BEGIN Excerpted data
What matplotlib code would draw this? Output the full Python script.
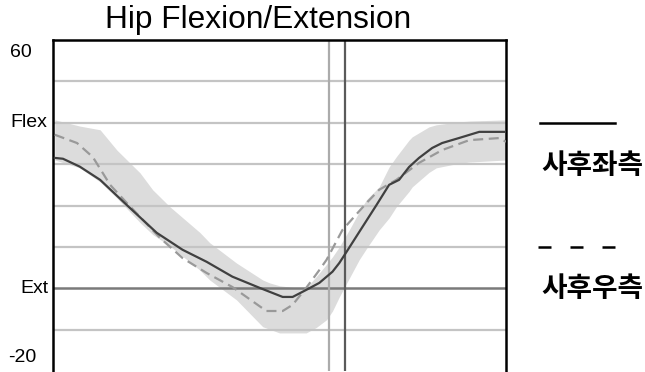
import matplotlib
matplotlib.use('Agg')
import matplotlib.pyplot as plt
from matplotlib.lines import Line2D
from matplotlib.transforms import blended_transform_factory

# gait cycle (%) and hip angle (deg)
left_x = [0.4, 2.2, 5.9, 10.4, 16.3, 22.9, 28.6, 33.9, 39.6, 45.6, 50.7, 52.9,
          55.9, 58.8, 61.7, 63.2, 64.8, 68.3, 71.4, 74.2, 76.4, 78.6, 80.8,
          83.7, 85.9, 89.6, 94.1, 100]
left_y = [31.5, 31.3, 29.4, 26.2, 20.1, 13.4, 9.3, 6.4, 2.8, 0.1, -2.1, -2.1,
          -0.4, 1.3, 4.0, 6.1, 8.8, 14.8, 20.1, 25.0, 26.2, 29.3, 31.5,
          33.9, 35.1, 36.3, 37.8, 37.8]

right_x = [0.4, 5.3, 8.8, 12.6, 16.3, 23.6, 28.6, 33.9, 39.6, 47.1, 50.7, 52.9,
           55.9, 58.8, 60.4, 63.9, 69.2, 72.0, 75.8, 80.8, 85.9, 91.9, 98.5, 100]
right_y = [37.1, 35.1, 31.7, 25.0, 20.6, 12.2, 7.3, 3.7, 0.3, -5.5, -5.5, -4.0,
           0.1, 4.4, 6.9, 14.1, 20.6, 23.8, 26.2, 30.3, 33.4, 35.8, 36.3, 35.4]

band_x = [0.4, 5.9, 10.4, 14.1, 19.2, 22.0, 25.8, 32.4, 34.6, 40.5, 46.3, 47.8,
          50.0, 53.7, 55.9, 58.1, 60.4, 61.7, 63.2, 65.4, 67.6, 69.2, 72.0,
          74.2, 75.8, 78.6, 79.3, 83.0, 84.6, 89.6, 91.9, 100]
band_hi = [40.7, 39.2, 38.3, 33.4, 27.9, 23.8, 19.7, 13.5, 11.0, 6.1, 2.0, 1.3,
           0.6, 0.1, 0.1, 2.8, 5.8, 7.6, 10.0, 14.1, 18.5, 21.4, 24.5,
           29.3, 31.8, 35.8, 36.6, 39.0, 39.5, 40.2, 40.4, 40.7]
band_lo = [31.0, 29.1, 25.7, 21.8, 15.9, 13.0, 10.2, 4.4, 2.0, -2.8, -9.3, -9.9,
           -10.8, -10.8, -10.8, -9.5, -7.6, -5.5, -2.1, 2.4, 6.9, 9.6, 14.1,
           17.0, 19.7, 23.4, 24.5, 28.0, 29.1, 30.2, 30.5, 31.0]

grid_vals = [50, 40, 30, 20, 10, -10]
event_x = [61, 64.5]
ytick_labels = ['60', 'Flex', 'Ext', '-20']
ytick_vals = [57, 40, 0, -16.8]
ytick_left = [10, 10, 20, 8]   # pixel x where each label starts

W, H = 645, 372
fig = plt.figure(figsize=(W / 100, H / 100), dpi=100)
ax = fig.add_axes([53 / W, 1 / H, (506 - 53) / W, 331 / H])

ax.fill_between(band_x, band_lo, band_hi, color='#dcdcdc', lw=0, zorder=1)
for g in grid_vals:
    ax.axhline(g, color='#c4c4c4', lw=1.6, zorder=2)
ax.axhline(0, color='#7a7a7a', lw=1.8, zorder=2)
ax.axvline(event_x[0], color='#ababab', lw=1.6, zorder=2)
ax.axvline(event_x[1], color='#5a5a5a', lw=1.6, zorder=2)

ax.plot(right_x, right_y, color='#999999', lw=1.6, dashes=(4.5, 2.5), zorder=3)
ax.plot(left_x, left_y, color='#404040', lw=1.6, zorder=4)

ax.set_xlim(0, 100)
ax.set_ylim(-20, 60)
ax.set_xticks([])
ax.set_yticks([])
for s in ['left', 'top', 'right']:
    ax.spines[s].set_linewidth(1.8)
    ax.spines[s].set_color('black')
ax.spines['bottom'].set_visible(False)

trans = blended_transform_factory(fig.transFigure, ax.transData)
for lab, v, xl in zip(ytick_labels, ytick_vals, ytick_left):
    fig.text(xl / W, v, lab, ha='left', va='center', fontsize=14,
             family='Liberation Sans', transform=trans)

fig.text(258 / W, 1 - 20 / H, 'Hip Flexion/Extension', ha='center', va='center',
         fontsize=22.8, family='Liberation Sans')

# legend on the right
fig.add_artist(Line2D([540 / W, 615 / W], [1 - 123 / H] * 2, color='black',
                      lw=1.8, transform=fig.transFigure))
fig.add_artist(Line2D([538 / W, 615 / W], [1 - 247 / H] * 2, color='black',
                      lw=1.8, dashes=(5.2, 7.6), transform=fig.transFigure))
fig.text(541 / W, 1 - 166 / H, '사후좌측', ha='left', va='center', fontsize=20,
         fontweight='bold', family='Noto Sans CJK KR')
fig.text(541 / W, 1 - 289 / H, '사후우측', ha='left', va='center', fontsize=20,
         fontweight='bold', family='Noto Sans CJK KR')

fig.savefig('out.png', dpi=100)
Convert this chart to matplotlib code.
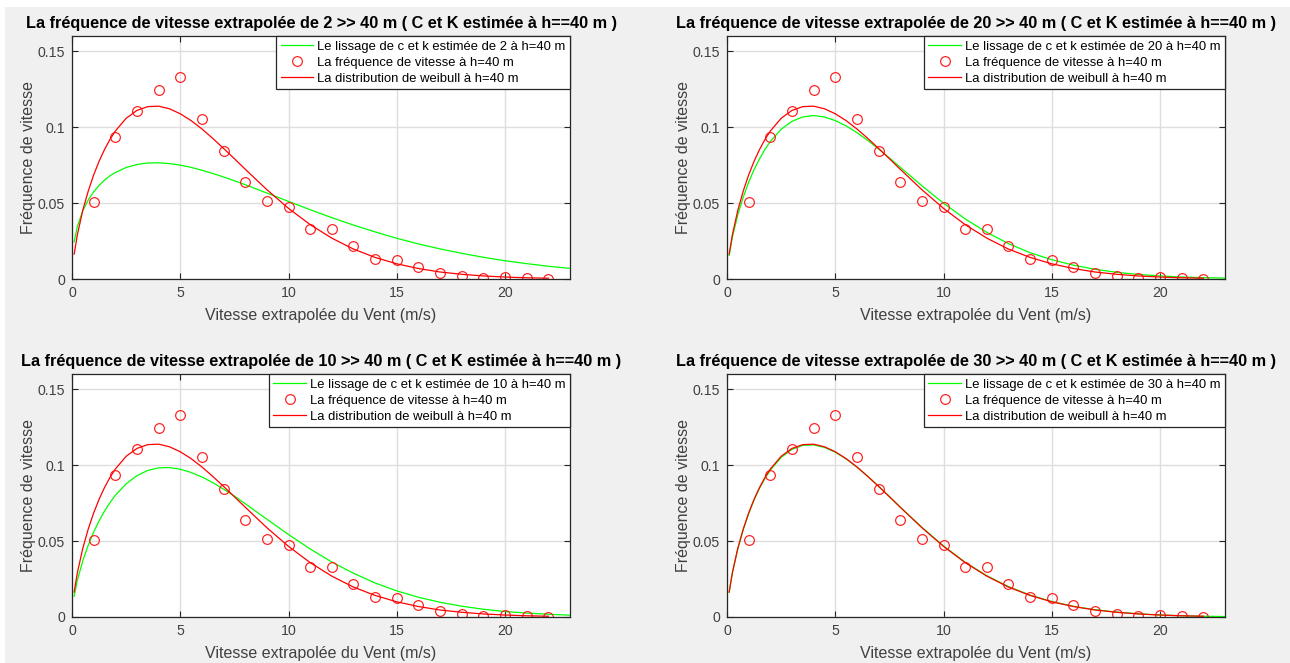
"""Weibull fits of extrapolated wind speed frequencies at h=40 m."""

import matplotlib
matplotlib.use("Agg")
import matplotlib.pyplot as plt
from matplotlib.patches import Rectangle

plt.rcParams["font.family"] = ["Liberation Sans", "DejaVu Sans"]

# observed speed frequencies at h=40 m (same in every panel)
obs_speed = [1, 2, 3, 4, 5, 6, 7, 8, 9, 10, 11, 12, 13, 14, 15, 16, 17, 18, 19, 20, 21, 22]
obs_freq = [0.0507, 0.0932, 0.1103, 0.1246, 0.1329, 0.1053, 0.0846, 0.0640, 0.0513, 0.0476, 0.0329,
            0.0331, 0.0219, 0.0134, 0.0127, 0.0077, 0.0039, 0.0022, 0.0007, 0.0013, 0.0004, 0.0002]

# speeds at which the curves were read
fit_speed = [0.1, 0.25, 0.5, 0.75, 1, 1.25, 1.5, 1.75, 2, 2.5, 3, 3.5, 4, 4.5, 5, 5.5, 6, 6.5,
             7, 7.5, 8, 9, 10, 11, 12, 13, 14, 15, 16, 17, 18, 19, 20, 21, 22, 23]

# weibull distribution at h=40 m (stops at 22 m/s)
weibull_40 = [0.0164, 0.0293, 0.0453, 0.0579, 0.0685, 0.0775, 0.0852, 0.0918, 0.0974, 0.1058, 0.1110, 0.1135,
              0.1138, 0.1121, 0.1088, 0.1043, 0.0988, 0.0926, 0.0860, 0.0792, 0.0723, 0.0588, 0.0465, 0.0358,
              0.0269, 0.0197, 0.0142, 0.0100, 0.0069, 0.0046, 0.0031, 0.0020, 0.0013, 0.0008, 0.0005]

# smoothing with c and k extrapolated from each height
lissage_2 = [0.0244, 0.0347, 0.0450, 0.0520, 0.0574, 0.0616, 0.0651, 0.0679, 0.0701, 0.0734, 0.0754, 0.0764,
             0.0765, 0.0760, 0.0750, 0.0735, 0.0716, 0.0695, 0.0672, 0.0647, 0.0621, 0.0566, 0.0511, 0.0456,
             0.0404, 0.0355, 0.0310, 0.0268, 0.0231, 0.0198, 0.0169, 0.0143, 0.0120, 0.0101, 0.0084, 0.0070]
lissage_20 = [0.0155, 0.0276, 0.0423, 0.0539, 0.0637, 0.0720, 0.0791, 0.0853, 0.0905, 0.0986, 0.1038, 0.1067,
              0.1076, 0.1067, 0.1043, 0.1008, 0.0964, 0.0913, 0.0856, 0.0797, 0.0736, 0.0614, 0.0499, 0.0396,
              0.0307, 0.0233, 0.0173, 0.0127, 0.0091, 0.0064, 0.0044, 0.0030, 0.0020, 0.0013, 0.0009, 0.0006]
lissage_10 = [0.0137, 0.0243, 0.0371, 0.0473, 0.0559, 0.0633, 0.0697, 0.0752, 0.0801, 0.0877, 0.0931, 0.0965,
              0.0982, 0.0984, 0.0973, 0.0952, 0.0922, 0.0885, 0.0842, 0.0796, 0.0746, 0.0644, 0.0543, 0.0448,
              0.0362, 0.0288, 0.0224, 0.0172, 0.0130, 0.0097, 0.0071, 0.0051, 0.0036, 0.0026, 0.0018, 0.0012]
lissage_30 = [0.0163, 0.0291, 0.0450, 0.0575, 0.0680, 0.0770, 0.0847, 0.0912, 0.0967, 0.1051, 0.1104, 0.1130,
              0.1133, 0.1117, 0.1085, 0.1041, 0.0987, 0.0926, 0.0861, 0.0793, 0.0724, 0.0591, 0.0468, 0.0361,
              0.0272, 0.0200, 0.0144, 0.0102, 0.0070, 0.0048, 0.0032, 0.0021, 0.0013, 0.0008, 0.0005, 0.0003]

source_heights = [2, 20, 10, 30]
lissages = [lissage_2, lissage_20, lissage_10, lissage_30]

x_ticks = [0, 5, 10, 15, 20]
y_ticks = [0, 0.05, 0.1, 0.15]
y_tick_labels = ["0", "0.05", "0.1", "0.15"]

W, H = 1290, 663
# axes boxes in pixels: left, top
boxes = [(72, 36), (727, 36), (72, 374), (727, 374)]
AX_W, AX_H = 498, 243

fig = plt.figure(figsize=(W / 100, H / 100), dpi=100, facecolor="white")
fig.patches.append(Rectangle((5 / W, 0), 1 - 5 / W, 1 - 7 / H, transform=fig.transFigure,
                             facecolor="#f0f0f0", edgecolor="none", zorder=-10))

for (left, top), h, lissage in zip(boxes, source_heights, lissages):
    ax = fig.add_axes([left / W, 1 - (top + AX_H) / H, AX_W / W, AX_H / H])
    ax.plot(fit_speed, lissage, color="#00ff00", lw=0.9,
            label=f"Le lissage de c et k estimée de {h} à h=40 m")
    ax.plot(obs_speed, obs_freq, "o", mfc="none", mec="#ff1a1a", ms=7, mew=0.85,
            label="La fréquence de vitesse à h=40 m")
    ax.plot(fit_speed[:len(weibull_40)], weibull_40, color="#ff0000", lw=0.9,
            label="La distribution de weibull à h=40 m")

    ax.set_xlim(0, 23)
    ax.set_ylim(0, 0.16)
    ax.set_xticks(x_ticks)
    ax.set_yticks(y_ticks)
    ax.set_yticklabels(y_tick_labels)
    ax.grid(True, color="#dedede", lw=1.0)
    ax.set_axisbelow(True)
    ax.tick_params(direction="in", top=True, right=True, length=4, width=0.8,
                   labelsize=10.2, colors="#262626", labelcolor="#404040", pad=5)
    for spine in ax.spines.values():
        spine.set_color("#262626")
        spine.set_linewidth(0.9)

    ax.set_title(f"La fréquence de vitesse extrapolée de {h} >> 40 m ( C et K estimée à h==40 m )",
                 fontsize=11.7, fontweight="bold", color="black", pad=6)
    ax.set_xlabel("Vitesse extrapolée du Vent (m/s)", fontsize=11.5, color="#404040", labelpad=6)
    ax.set_ylabel("Fréquence de vitesse", fontsize=11.5, color="#404040", labelpad=1)

    leg = ax.legend(loc="upper right", fontsize=9.4, frameon=True, fancybox=False, framealpha=1,
                    edgecolor="#262626", borderaxespad=0, handlelength=2.5, handletextpad=0.3,
                    labelspacing=0.3, borderpad=0.35)
    leg.get_frame().set_linewidth(0.9)

fig.savefig("out.png", dpi=100, facecolor=fig.get_facecolor())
END Excerpted data
-- Problem to solve --
Quote only what lies between the first line of the records and the line containing "from matplotlib.transforms import", please, including both lines and excluding images.

-- Solution for this problem --
What matplotlib code would draw this? Output the full Python script.
import matplotlib
matplotlib.use('Agg')
import matplotlib.pyplot as plt
from matplotlib.lines import Line2D
from matplotlib.transforms import blended_transform_factory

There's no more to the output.